O medo do fracasso, as pressões contemporâneas e as estruturas sociais colocam uma parede no meio de um casal em “Nö”, nova produção alemã que teve sua estreia mundial no Festival Internacional de Cinema de Karlovy Vary deste ano. Premiado com o Globo de Cristal de Melhor Diretor no evento pelo filme, o cineasta Dietrich Brüggemann examina as crises de relacionamento por um viés teatral e metalinguístico em um longa que deve fazer sucesso no circuito de arte.

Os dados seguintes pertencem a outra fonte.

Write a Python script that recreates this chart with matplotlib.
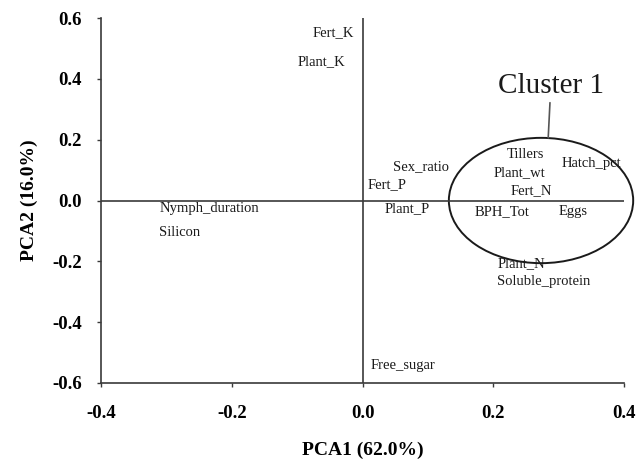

O médico Michael (Alexander Khuon) e sua namorada de longa data, a atriz Dina (Anna Brüggemann, irmã do diretor e co-roteirista), têm 30 e poucos anos, já estão juntos há um tempo e são felizes. Porém, o que fazer a seguir? Casar? Ter filhos? Ajustar suas relações familiares? As dúvidas dão vazão a todo tipo de neura, que vêm à tona na forma de delírios ou conversas para lá de francas.

ESTRUTURA BRECHTIANA


Há um formalismo e rigor estrutural em “Nö” que reforça as conexões do longa com o teatro – especialmente o brechtiano, que estimula o efeito alienante do drama. Em conjunto com o diretor de fotografia Alexander Sass e o montador Vincent Assmann, o realizador usa técnicas que normalmente ampliam a sensação de imersão – câmera estática, longas tomadas – mas que aqui geram o efeito reverso: elas criam um distanciamento entre o espectador e a obra.

Os 119 minutos de projeção são divididos em 15 cenas retratando o casal em diferentes pontos do relacionamento e abordam questões distintas. Essas cenas duram entre cinco e dez minutos e seguem sem cortes. Delas, apenas quatro contém movimentos de câmera. No meio dessa estrutura, o casal se vê em situações que alternam entre tragédia e comédia – e muitas vezes as tornam indistinguíveis uma da outra.

O roteiro, assinado pelo cineasta e sua atriz principal, se foca na preocupação – para não dizer paranoia – bastante “millennial” de viver uma vida pré-programada, com etapas já estabelecidas. A ironia, ele argumenta, é que essa preocupação é também uma dessas etapas e não impede os protagonistas de experimentarem as mesmas picuinhas de casal que já existem há geração.

DILEMA NO FINAL FELIZ


O longa, mesmo com alguns momentos que poderiam ter sido enxutos, está cheio de momentos inspirados que dão ampla visualização aos medos de Dina e Michael. A sexta cena, em particular, que começa com uma discussão após o nascimento do bebê do casal, se transforma em uma verdadeira guerra dentro do hospital (com soldados e tudo), escancarando o pavor de uma mãe de primeira viagem temendo pela vida de sua criança.

À sua maneira, “Nö” é uma anticomédia romântica, no sentido em que quer explicar não como a atração entre duas pessoas acontece, mas como ela perdura e se transforma no tempo. Suas personagens correm atrás do seu final feliz sem perceber que ele está escapando entre seus dedos. Com sua câmera implacável, Dietrich Brüggemann busca as coisas que atraem e repelem em um casal – e frequentemente descobre que elas são as mesmas.